A knot of investigations. Partisan gridlock. A warning shot for his re-election bid. Trump faces potentially debilitating fallout should Republicans lose control of one or both chambers in Congress, ending two years of GOP hegemony in Washington. A White House that has struggled to stay on course under favorable circumstances
would be tested in dramatic ways. A president who often battles his own party, would face a far less forgiving opposition.
On the flip side, if Republicans maintain control of the
House and Senate, that’s note only a victory for the GOP, but a validation of Trump’s brand of politics and his unconventional presidency. That result, considered less likely even within the White House,
would embolden the president as he launches his own re-election bid.
White House aides insist the president doesn’t spend much time contemplating defeat, but he has begun to try to calibrate expectations. He has focused on the competitive Senate races the final days of his scorched-earth campaign blitz, and has distanced himself from blame should Republicans lose the House. If that happens, he intends to claim victory, arguing his efforts on the campaign trail narrowed GOP losses and helped them hold the Senate, according to a person familiar with Trump’s thinking who asked for anonymity because the person was not authorized to discuss White House conversa-
tions by name.
Throughout the campaign, Trump has been tested out other explanations — pointing to historical headwinds for the party of an incumbent president and complaining about a rash of GOP retirements this year. He told the AP last month that he
won’t bear any responsibility should Democrats take over.

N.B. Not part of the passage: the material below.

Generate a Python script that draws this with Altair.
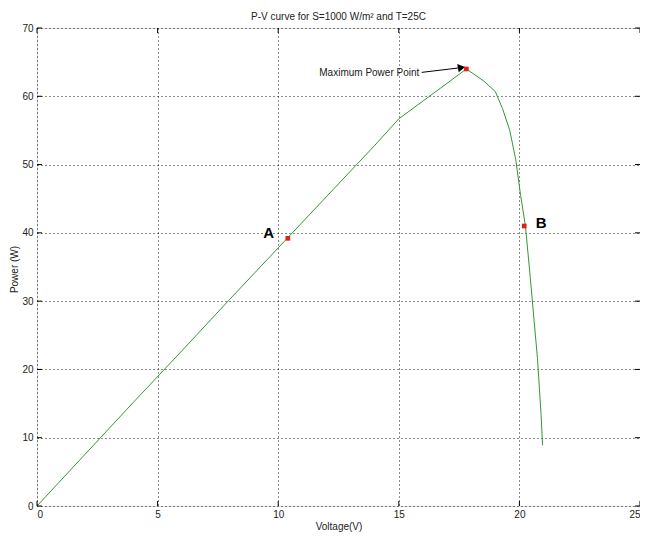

At a rally in West Virginia Friday a defiant Trump brushed off the prospect of a Democratic House takeover. “It could happen,” he said, adding “don’t worry about it. I’ll just figure it out.”
Meanwhile his staff has begun preparations to deal with a flood of subpoenas that could arrive next year from Democrat-controlled committees and the White
House counsel’s office has been trying to attract seasoned lawyers to field oversight inquiries.
Should they take the House, Democrats are already plotting to reopen the House Intelligence Committee’s investigation into Trump campaign’s ties to Russia. Other committees are plotting aggressive oversight of Trump’s administration and his web of business interests. Some Democrats
are looking at using the House Ways and Means Committee to obtain copies of the president’s tax returns after he broke with decades of tradition and withheld them from public scrutiny during his campaign for the White House.
A slim Republican majority in the House would also present challenges, likely inflaming simmering intraparty disputes. First among them would be a potentially
bitter leadership fight in the House to replace retiring Speaker Paul Ryan. But a narrowed majority would also exacerbate divisions over policy — and continued unified control could leave the GOP facing the blame for gridlock.
“Clearly there’s an awful lot on the line in terms of the legislative agenda,” said Republican consultant Josh Holmes. “The prospect of a Democratic controlled House or Senate puts a serious
wrinkle in getting anything through Congress.”
Some in the White House think losing to Democrats might actually be preferable. They view Democrats eagerness to investigate the president as a blessing in disguise in the run-up to 2020. They view House Minority Leader Nancy Pelosi as a potent foil for Trump, and believe they can tag the party responsibility for Washington dysfunction.